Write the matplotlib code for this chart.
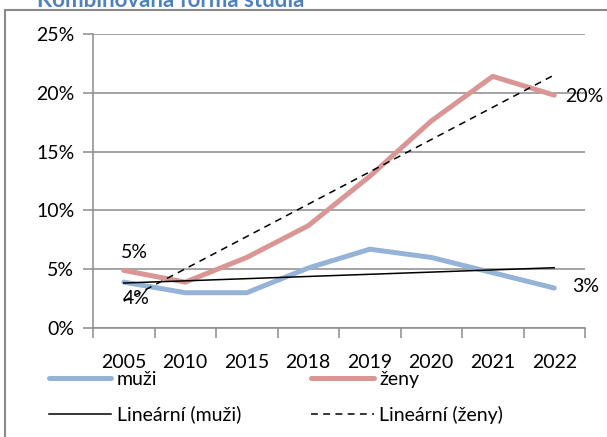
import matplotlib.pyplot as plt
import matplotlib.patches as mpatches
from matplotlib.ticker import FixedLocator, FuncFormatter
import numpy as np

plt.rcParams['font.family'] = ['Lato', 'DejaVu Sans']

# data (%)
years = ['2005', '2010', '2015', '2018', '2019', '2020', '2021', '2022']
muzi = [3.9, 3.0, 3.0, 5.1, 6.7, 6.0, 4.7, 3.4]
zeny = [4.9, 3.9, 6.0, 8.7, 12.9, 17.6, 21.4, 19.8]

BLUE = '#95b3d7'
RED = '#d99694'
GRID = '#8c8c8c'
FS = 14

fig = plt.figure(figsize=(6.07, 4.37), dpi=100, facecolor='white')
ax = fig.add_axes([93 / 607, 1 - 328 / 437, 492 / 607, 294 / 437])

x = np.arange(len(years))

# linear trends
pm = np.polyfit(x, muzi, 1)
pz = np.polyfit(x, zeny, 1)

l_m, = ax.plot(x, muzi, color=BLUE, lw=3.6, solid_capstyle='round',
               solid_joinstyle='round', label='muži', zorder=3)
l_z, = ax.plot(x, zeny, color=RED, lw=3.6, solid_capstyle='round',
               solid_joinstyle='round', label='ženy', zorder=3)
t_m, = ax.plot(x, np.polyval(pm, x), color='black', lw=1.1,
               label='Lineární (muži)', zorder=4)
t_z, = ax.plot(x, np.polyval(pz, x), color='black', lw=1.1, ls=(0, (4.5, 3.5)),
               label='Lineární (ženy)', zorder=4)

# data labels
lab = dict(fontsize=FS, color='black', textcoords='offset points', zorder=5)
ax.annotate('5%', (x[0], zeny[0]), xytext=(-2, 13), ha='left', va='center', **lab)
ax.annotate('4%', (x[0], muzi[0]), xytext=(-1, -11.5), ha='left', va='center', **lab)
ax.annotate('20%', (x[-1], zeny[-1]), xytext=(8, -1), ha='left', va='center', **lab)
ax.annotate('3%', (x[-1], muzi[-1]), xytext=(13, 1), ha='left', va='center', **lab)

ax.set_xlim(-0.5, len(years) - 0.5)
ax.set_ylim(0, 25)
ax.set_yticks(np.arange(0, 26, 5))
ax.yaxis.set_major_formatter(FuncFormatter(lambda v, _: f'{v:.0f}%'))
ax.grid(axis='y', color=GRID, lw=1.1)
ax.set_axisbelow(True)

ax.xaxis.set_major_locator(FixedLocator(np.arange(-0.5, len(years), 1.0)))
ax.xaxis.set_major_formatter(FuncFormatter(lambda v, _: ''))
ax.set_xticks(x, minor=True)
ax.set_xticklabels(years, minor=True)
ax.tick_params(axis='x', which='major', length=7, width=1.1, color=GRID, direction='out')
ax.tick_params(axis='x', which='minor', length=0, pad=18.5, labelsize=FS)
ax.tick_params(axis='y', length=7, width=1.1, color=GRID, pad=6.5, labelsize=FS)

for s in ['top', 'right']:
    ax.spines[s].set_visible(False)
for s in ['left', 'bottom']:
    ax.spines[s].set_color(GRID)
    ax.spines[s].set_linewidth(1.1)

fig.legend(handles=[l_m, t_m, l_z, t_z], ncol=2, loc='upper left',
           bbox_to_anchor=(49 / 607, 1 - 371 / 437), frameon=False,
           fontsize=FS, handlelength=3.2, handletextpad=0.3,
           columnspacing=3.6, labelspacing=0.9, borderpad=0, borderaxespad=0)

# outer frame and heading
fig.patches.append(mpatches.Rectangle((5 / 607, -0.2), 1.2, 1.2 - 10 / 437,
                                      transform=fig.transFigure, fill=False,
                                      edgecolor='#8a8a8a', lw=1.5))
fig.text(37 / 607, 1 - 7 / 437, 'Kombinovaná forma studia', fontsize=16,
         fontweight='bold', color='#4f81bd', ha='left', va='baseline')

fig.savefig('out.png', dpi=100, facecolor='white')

## Exercise details
The listing above must be printed again exactly, minus its pictures.

## Result
Write the matplotlib code for this chart.
import matplotlib.pyplot as plt
import matplotlib.patches as mpatches
from matplotlib.ticker import FixedLocator, FuncFormatter
import numpy as np

plt.rcParams['font.family'] = ['Lato', 'DejaVu Sans']

# data (%)
years = ['2005', '2010', '2015', '2018', '2019', '2020', '2021', '2022']
muzi = [3.9, 3.0, 3.0, 5.1, 6.7, 6.0, 4.7, 3.4]
zeny = [4.9, 3.9, 6.0, 8.7, 12.9, 17.6, 21.4, 19.8]

BLUE = '#95b3d7'
RED = '#d99694'
GRID = '#8c8c8c'
FS = 14

fig = plt.figure(figsize=(6.07, 4.37), dpi=100, facecolor='white')
ax = fig.add_axes([93 / 607, 1 - 328 / 437, 492 / 607, 294 / 437])

x = np.arange(len(years))

# linear trends
pm = np.polyfit(x, muzi, 1)
pz = np.polyfit(x, zeny, 1)

l_m, = ax.plot(x, muzi, color=BLUE, lw=3.6, solid_capstyle='round',
               solid_joinstyle='round', label='muži', zorder=3)
l_z, = ax.plot(x, zeny, color=RED, lw=3.6, solid_capstyle='round',
               solid_joinstyle='round', label='ženy', zorder=3)
t_m, = ax.plot(x, np.polyval(pm, x), color='black', lw=1.1,
               label='Lineární (muži)', zorder=4)
t_z, = ax.plot(x, np.polyval(pz, x), color='black', lw=1.1, ls=(0, (4.5, 3.5)),
               label='Lineární (ženy)', zorder=4)

# data labels
lab = dict(fontsize=FS, color='black', textcoords='offset points', zorder=5)
ax.annotate('5%', (x[0], zeny[0]), xytext=(-2, 13), ha='left', va='center', **lab)
ax.annotate('4%', (x[0], muzi[0]), xytext=(-1, -11.5), ha='left', va='center', **lab)
ax.annotate('20%', (x[-1], zeny[-1]), xytext=(8, -1), ha='left', va='center', **lab)
ax.annotate('3%', (x[-1], muzi[-1]), xytext=(13, 1), ha='left', va='center', **lab)

ax.set_xlim(-0.5, len(years) - 0.5)
ax.set_ylim(0, 25)
ax.set_yticks(np.arange(0, 26, 5))
ax.yaxis.set_major_formatter(FuncFormatter(lambda v, _: f'{v:.0f}%'))
ax.grid(axis='y', color=GRID, lw=1.1)
ax.set_axisbelow(True)

ax.xaxis.set_major_locator(FixedLocator(np.arange(-0.5, len(years), 1.0)))
ax.xaxis.set_major_formatter(FuncFormatter(lambda v, _: ''))
ax.set_xticks(x, minor=True)
ax.set_xticklabels(years, minor=True)
ax.tick_params(axis='x', which='major', length=7, width=1.1, color=GRID, direction='out')
ax.tick_params(axis='x', which='minor', length=0, pad=18.5, labelsize=FS)
ax.tick_params(axis='y', length=7, width=1.1, color=GRID, pad=6.5, labelsize=FS)

for s in ['top', 'right']:
    ax.spines[s].set_visible(False)
for s in ['left', 'bottom']:
    ax.spines[s].set_color(GRID)
    ax.spines[s].set_linewidth(1.1)

fig.legend(handles=[l_m, t_m, l_z, t_z], ncol=2, loc='upper left',
           bbox_to_anchor=(49 / 607, 1 - 371 / 437), frameon=False,
           fontsize=FS, handlelength=3.2, handletextpad=0.3,
           columnspacing=3.6, labelspacing=0.9, borderpad=0, borderaxespad=0)

# outer frame and heading
fig.patches.append(mpatches.Rectangle((5 / 607, -0.2), 1.2, 1.2 - 10 / 437,
                                      transform=fig.transFigure, fill=False,
                                      edgecolor='#8a8a8a', lw=1.5))
fig.text(37 / 607, 1 - 7 / 437, 'Kombinovaná forma studia', fontsize=16,
         fontweight='bold', color='#4f81bd', ha='left', va='baseline')

fig.savefig('out.png', dpi=100, facecolor='white')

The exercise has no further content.